#### YOUR OBJECTIVE:
All of the material should be reproduced exactly, with pictures left out.
---
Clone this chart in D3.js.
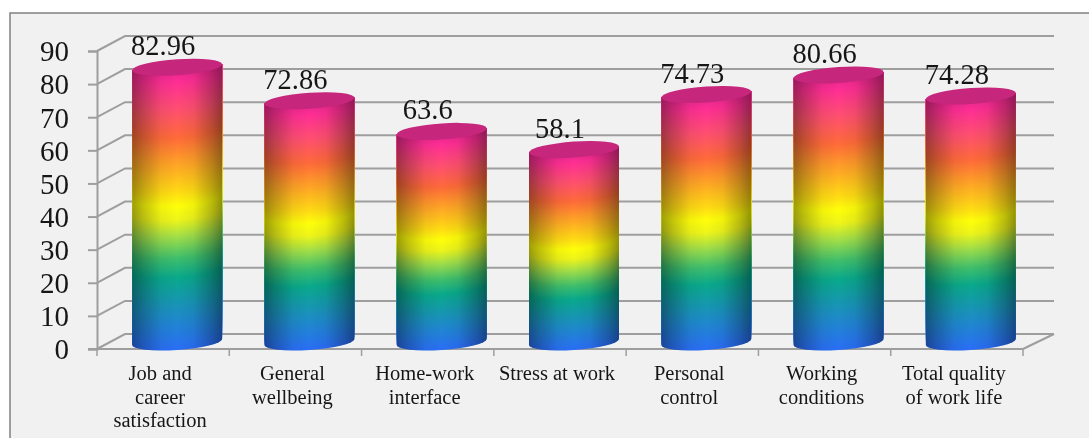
<!DOCTYPE html>
<html>
<head>
<meta charset="utf-8">
<script src="https://cdn.jsdelivr.net/npm/d3@7"></script>
<style>
  html, body { margin: 0; padding: 0; background: #fff; overflow: hidden; }
  svg { display: block; filter: blur(0.5px); }
  text { font-family: "Liberation Serif", serif; fill: #161616; }
</style>
</head>
<body>
<div id="chart-area"></div>
<script>
var categories = ["Job and career satisfaction", "General wellbeing", "Home-work interface",
    "Stress at work", "Personal control", "Working conditions", "Total quality of work life"];
var categoryLines = [["Job and", "career", "satisfaction"], ["General", "wellbeing"], ["Home-work", "interface"],
    ["Stress at work"], ["Personal", "control"], ["Working", "conditions"], ["Total quality", "of work life"]];
var values = [82.96, 72.86, 63.6, 58.1, 74.73, 80.66, 74.28];
var valueLabels = ["82.96", "72.86", "63.6", "58.1", "74.73", "80.66", "74.28"];
var yTicks = [0, 10, 20, 30, 40, 50, 60, 70, 80, 90];
var rampStops = [0, 0.12, 0.26, 0.33, 0.41, 0.47, 0.52, 0.57, 0.69, 0.77, 0.87, 0.97, 1];
var rampColors = ["#2a6ff5", "#1e8cc8", "#0aa98c", "#3fbf6c", "#a4e048", "#eef51a", "#ffff0a", "#ffdc14", "#ff9a2a", "#ff6a3a", "#ff5070", "#ff2f94", "#f02a90"];

var W = 1089, H = 438;
var depth = { x: 28, y: 15 };
var plot = { left: 97, right: 1023, top: 51, bottom: 349 };

var svg = d3.select("#chart-area").append("svg")
    .attr("width", W)
    .attr("height", H);

svg.append("rect").attr("width", W).attr("height", H).attr("fill", "#fff");
svg.append("rect")
    .attr("x", 10).attr("y", 13)
    .attr("width", W + 20).attr("height", H + 20)
    .attr("fill", "#f1f1f1")
    .attr("stroke", "#808080")
    .attr("stroke-width", 1.5);

var x = d3.scaleBand().domain(categories).range([plot.left, plot.right]);
var y = d3.scaleLinear().domain([0, 90]).range([plot.bottom, plot.top]);
var ramp = d3.scaleLinear().domain(rampStops).range(rampColors).interpolate(d3.interpolateRgb);

// edge shading of the cylinders
var defs = svg.append("defs");
var shade = defs.append("linearGradient").attr("id", "shade");
[[0, 0.38], [0.12, 0.24], [0.32, 0.05], [0.5, 0], [0.68, 0.05], [0.88, 0.26], [1, 0.42]].forEach(function(s) {
    shade.append("stop").attr("offset", s[0]).attr("stop-color", "#000").attr("stop-opacity", s[1]);
});

// Walls
var grid = svg.append("g")
    .attr("fill", "none")
    .attr("stroke", "#9e9e9e")
    .attr("stroke-width", 2);

grid.selectAll(".wall").data(yTicks).enter().append("path")
    .attr("class", "wall")
    .attr("d", function(d) {
        return "M" + plot.left + "," + y(d) + "L" + (plot.left + depth.x) + "," + (y(d) - depth.y) +
            "H" + (plot.right + 31);
    });

grid.append("path")
    .attr("d", "M" + plot.right + "," + plot.bottom + "L" + (plot.right + 31) + "," + (plot.bottom - depth.y));

// Y Axis
var yAxisCall = d3.axisLeft(y).tickValues(yTicks).tickSize(9).tickPadding(19);
var yAxisGroup = svg.append("g")
    .attr("transform", "translate(" + plot.left + ",0)")
    .call(yAxisCall);
yAxisGroup.select(".domain").attr("stroke", "#9e9e9e").attr("stroke-width", 2);
yAxisGroup.selectAll("line").attr("stroke", "#9e9e9e").attr("stroke-width", 2);
yAxisGroup.selectAll("text")
    .attr("font-size", "29px")
    .attr("font-family", null)
    .attr("dy", "0.34em");

// X Axis
svg.append("g").selectAll("line")
    .data(categories.concat(["end"])).enter().append("line")
    .attr("x1", function(d) { return d === "end" ? plot.right : x(d); })
    .attr("x2", function(d) { return d === "end" ? plot.right : x(d); })
    .attr("y1", plot.bottom)
    .attr("y2", plot.bottom + 7)
    .attr("stroke", "#9e9e9e")
    .attr("stroke-width", 1.5);
svg.append("line")
    .attr("x1", plot.left - 9).attr("x2", plot.right)
    .attr("y1", plot.bottom).attr("y2", plot.bottom)
    .attr("stroke", "#9e9e9e")
    .attr("stroke-width", 2);

var rx = 45, ry = 8, tilt = -3.8;
var barOffset = { x: 14, y: -7 };

// Cylinders
var bars = svg.selectAll(".bar")
    .data(categories)
    .enter().append("g")
    .attr("class", "bar")
    .attr("transform", function(d) {
        return "translate(" + (x(d) + x.bandwidth() / 2 + barOffset.x) + "," + barOffset.y + ") skewY(" + tilt + ")";
    });

bars.each(function(d, i) {
    var g = d3.select(this);
    var base = y(0), top = y(values[i]);
    var levels = d3.range(0, 1.0001, 1 / 120);

    levels.forEach(function(t) {
        var level = base + (top - base) * t;
        g.append("path")
            .attr("fill", ramp(t))
            .attr("d", "M" + (-rx) + "," + top + "V" + level +
                "A" + rx + "," + ry + " 0 0 0 " + rx + "," + level + "V" + top + "Z");
    });

    g.append("path")
        .attr("fill", "url(#shade)")
        .attr("d", "M" + (-rx) + "," + top + "V" + base +
            "A" + rx + "," + ry + " 0 0 0 " + rx + "," + base + "V" + top + "Z");

    g.append("ellipse")
        .attr("cx", 0)
        .attr("cy", top)
        .attr("rx", rx)
        .attr("ry", ry)
        .attr("fill", "#c6267c");
});

// Data labels
svg.selectAll(".value")
    .data(categories)
    .enter().append("text")
    .attr("class", "value")
    .attr("x", function(d) { return x(d) + x.bandwidth() / 2; })
    .attr("y", function(d, i) { return y(values[i]) - 19; })
    .attr("text-anchor", "middle")
    .attr("font-size", "28.5px")
    .text(function(d, i) { return valueLabels[i]; });

// Category labels
var catLabels = svg.selectAll(".cat")
    .data(categories)
    .enter().append("text")
    .attr("class", "cat")
    .attr("text-anchor", "middle")
    .attr("font-size", "20.5px");

catLabels.each(function(d, i) {
    d3.select(this).selectAll("tspan")
        .data(categoryLines[i])
        .enter().append("tspan")
        .attr("x", x(d) + x.bandwidth() / 2 - 3)
        .attr("y", function(l, j) { return 380 + j * 23.6; })
        .text(function(l) { return l; });
});
</script>
</body>
</html>
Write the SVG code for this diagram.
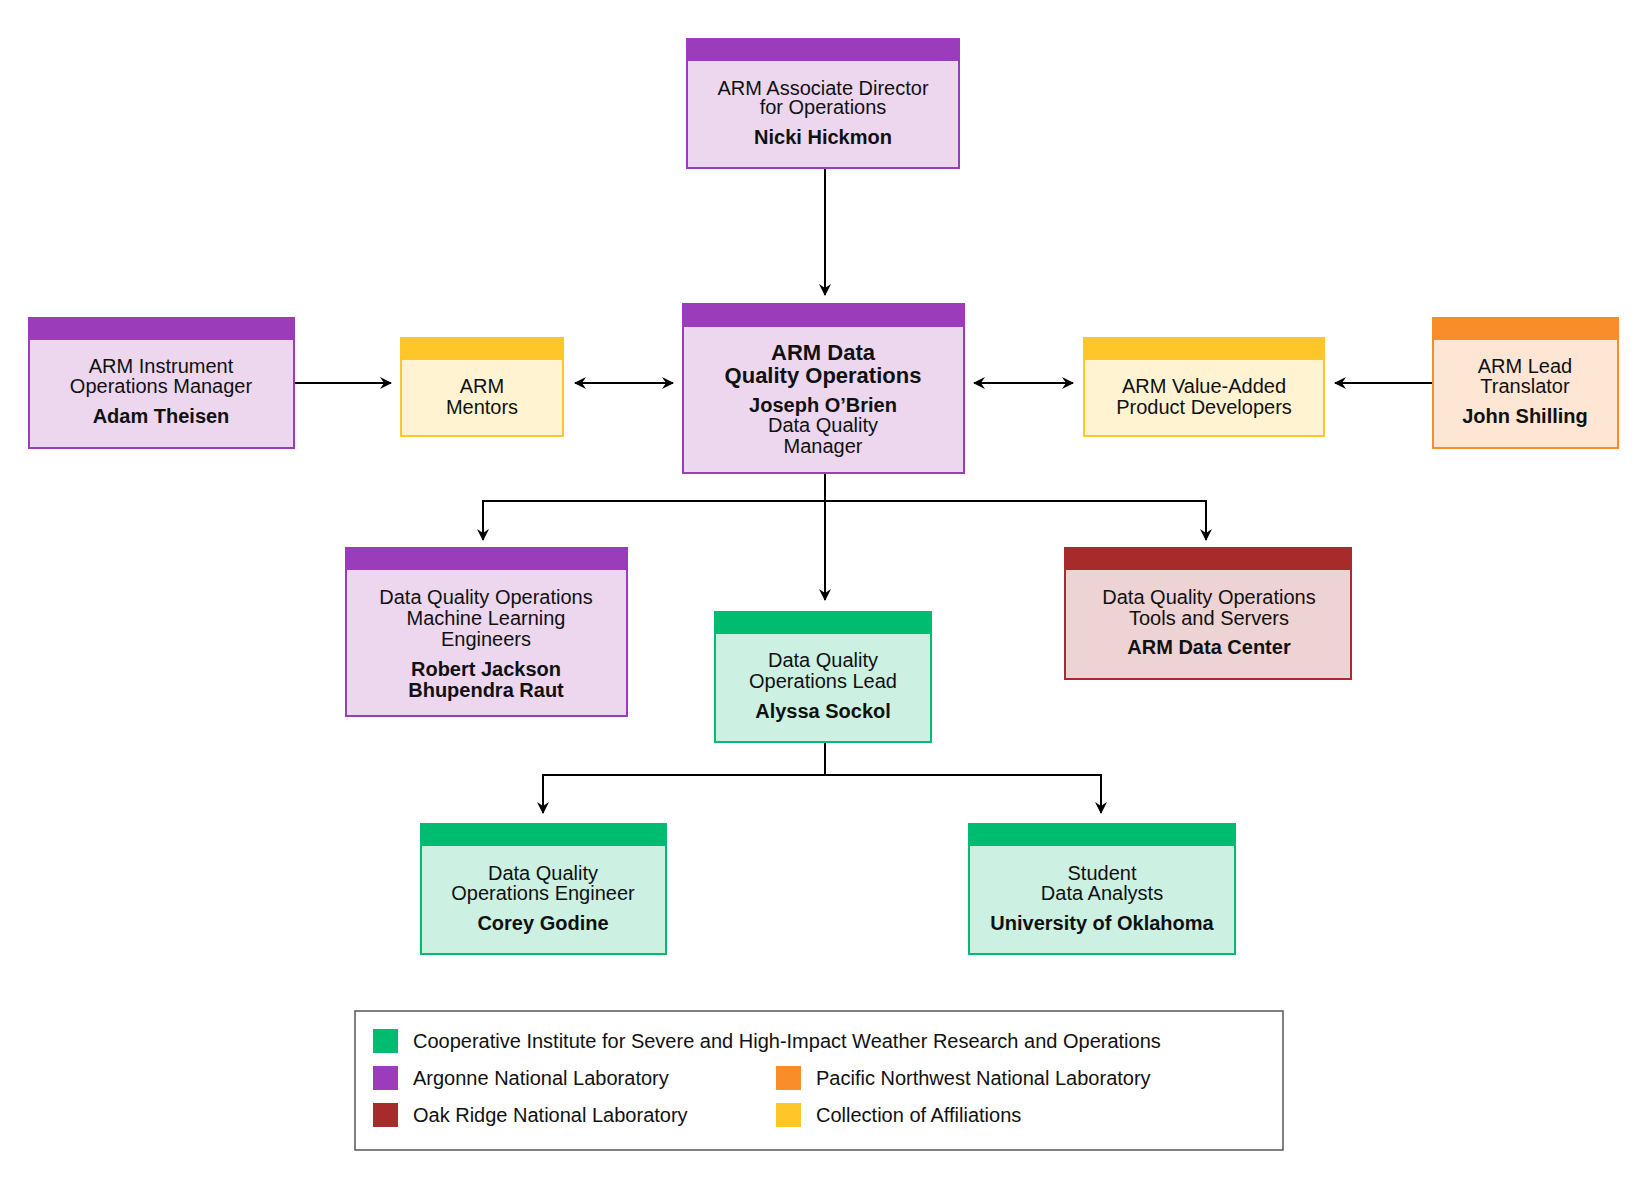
---
#### RESULT:
Clone this chart in D3.js.
<!DOCTYPE html>
<html>
<head>
<meta charset="utf-8">
<script src="https://cdn.jsdelivr.net/npm/d3@7"></script>
<style>
  html, body { margin: 0; padding: 0; background: #fff; overflow: hidden; }
  svg { display: block; filter: blur(0.5px); }
  text { font-family: "Liberation Serif", serif; fill: #161616; }
</style>
</head>
<body>
<div id="chart-area"></div>
<script>
var categories = ["Job and career satisfaction", "General wellbeing", "Home-work interface",
    "Stress at work", "Personal control", "Working conditions", "Total quality of work life"];
var categoryLines = [["Job and", "career", "satisfaction"], ["General", "wellbeing"], ["Home-work", "interface"],
    ["Stress at work"], ["Personal", "control"], ["Working", "conditions"], ["Total quality", "of work life"]];
var values = [82.96, 72.86, 63.6, 58.1, 74.73, 80.66, 74.28];
var valueLabels = ["82.96", "72.86", "63.6", "58.1", "74.73", "80.66", "74.28"];
var yTicks = [0, 10, 20, 30, 40, 50, 60, 70, 80, 90];
var rampStops = [0, 0.12, 0.26, 0.33, 0.41, 0.47, 0.52, 0.57, 0.69, 0.77, 0.87, 0.97, 1];
var rampColors = ["#2a6ff5", "#1e8cc8", "#0aa98c", "#3fbf6c", "#a4e048", "#eef51a", "#ffff0a", "#ffdc14", "#ff9a2a", "#ff6a3a", "#ff5070", "#ff2f94", "#f02a90"];

var W = 1089, H = 438;
var depth = { x: 28, y: 15 };
var plot = { left: 97, right: 1023, top: 51, bottom: 349 };

var svg = d3.select("#chart-area").append("svg")
    .attr("width", W)
    .attr("height", H);

svg.append("rect").attr("width", W).attr("height", H).attr("fill", "#fff");
svg.append("rect")
    .attr("x", 10).attr("y", 13)
    .attr("width", W + 20).attr("height", H + 20)
    .attr("fill", "#f1f1f1")
    .attr("stroke", "#808080")
    .attr("stroke-width", 1.5);

var x = d3.scaleBand().domain(categories).range([plot.left, plot.right]);
var y = d3.scaleLinear().domain([0, 90]).range([plot.bottom, plot.top]);
var ramp = d3.scaleLinear().domain(rampStops).range(rampColors).interpolate(d3.interpolateRgb);

// edge shading of the cylinders
var defs = svg.append("defs");
var shade = defs.append("linearGradient").attr("id", "shade");
[[0, 0.38], [0.12, 0.24], [0.32, 0.05], [0.5, 0], [0.68, 0.05], [0.88, 0.26], [1, 0.42]].forEach(function(s) {
    shade.append("stop").attr("offset", s[0]).attr("stop-color", "#000").attr("stop-opacity", s[1]);
});

// Walls
var grid = svg.append("g")
    .attr("fill", "none")
    .attr("stroke", "#9e9e9e")
    .attr("stroke-width", 2);

grid.selectAll(".wall").data(yTicks).enter().append("path")
    .attr("class", "wall")
    .attr("d", function(d) {
        return "M" + plot.left + "," + y(d) + "L" + (plot.left + depth.x) + "," + (y(d) - depth.y) +
            "H" + (plot.right + 31);
    });

grid.append("path")
    .attr("d", "M" + plot.right + "," + plot.bottom + "L" + (plot.right + 31) + "," + (plot.bottom - depth.y));

// Y Axis
var yAxisCall = d3.axisLeft(y).tickValues(yTicks).tickSize(9).tickPadding(19);
var yAxisGroup = svg.append("g")
    .attr("transform", "translate(" + plot.left + ",0)")
    .call(yAxisCall);
yAxisGroup.select(".domain").attr("stroke", "#9e9e9e").attr("stroke-width", 2);
yAxisGroup.selectAll("line").attr("stroke", "#9e9e9e").attr("stroke-width", 2);
yAxisGroup.selectAll("text")
    .attr("font-size", "29px")
    .attr("font-family", null)
    .attr("dy", "0.34em");

// X Axis
svg.append("g").selectAll("line")
    .data(categories.concat(["end"])).enter().append("line")
    .attr("x1", function(d) { return d === "end" ? plot.right : x(d); })
    .attr("x2", function(d) { return d === "end" ? plot.right : x(d); })
    .attr("y1", plot.bottom)
    .attr("y2", plot.bottom + 7)
    .attr("stroke", "#9e9e9e")
    .attr("stroke-width", 1.5);
svg.append("line")
    .attr("x1", plot.left - 9).attr("x2", plot.right)
    .attr("y1", plot.bottom).attr("y2", plot.bottom)
    .attr("stroke", "#9e9e9e")
    .attr("stroke-width", 2);

var rx = 45, ry = 8, tilt = -3.8;
var barOffset = { x: 14, y: -7 };

// Cylinders
var bars = svg.selectAll(".bar")
    .data(categories)
    .enter().append("g")
    .attr("class", "bar")
    .attr("transform", function(d) {
        return "translate(" + (x(d) + x.bandwidth() / 2 + barOffset.x) + "," + barOffset.y + ") skewY(" + tilt + ")";
    });

bars.each(function(d, i) {
    var g = d3.select(this);
    var base = y(0), top = y(values[i]);
    var levels = d3.range(0, 1.0001, 1 / 120);

    levels.forEach(function(t) {
        var level = base + (top - base) * t;
        g.append("path")
            .attr("fill", ramp(t))
            .attr("d", "M" + (-rx) + "," + top + "V" + level +
                "A" + rx + "," + ry + " 0 0 0 " + rx + "," + level + "V" + top + "Z");
    });

    g.append("path")
        .attr("fill", "url(#shade)")
        .attr("d", "M" + (-rx) + "," + top + "V" + base +
            "A" + rx + "," + ry + " 0 0 0 " + rx + "," + base + "V" + top + "Z");

    g.append("ellipse")
        .attr("cx", 0)
        .attr("cy", top)
        .attr("rx", rx)
        .attr("ry", ry)
        .attr("fill", "#c6267c");
});

// Data labels
svg.selectAll(".value")
    .data(categories)
    .enter().append("text")
    .attr("class", "value")
    .attr("x", function(d) { return x(d) + x.bandwidth() / 2; })
    .attr("y", function(d, i) { return y(values[i]) - 19; })
    .attr("text-anchor", "middle")
    .attr("font-size", "28.5px")
    .text(function(d, i) { return valueLabels[i]; });

// Category labels
var catLabels = svg.selectAll(".cat")
    .data(categories)
    .enter().append("text")
    .attr("class", "cat")
    .attr("text-anchor", "middle")
    .attr("font-size", "20.5px");

catLabels.each(function(d, i) {
    d3.select(this).selectAll("tspan")
        .data(categoryLines[i])
        .enter().append("tspan")
        .attr("x", x(d) + x.bandwidth() / 2 - 3)
        .attr("y", function(l, j) { return 380 + j * 23.6; })
        .text(function(l) { return l; });
});
</script>
</body>
</html>
Write the SVG code for this diagram.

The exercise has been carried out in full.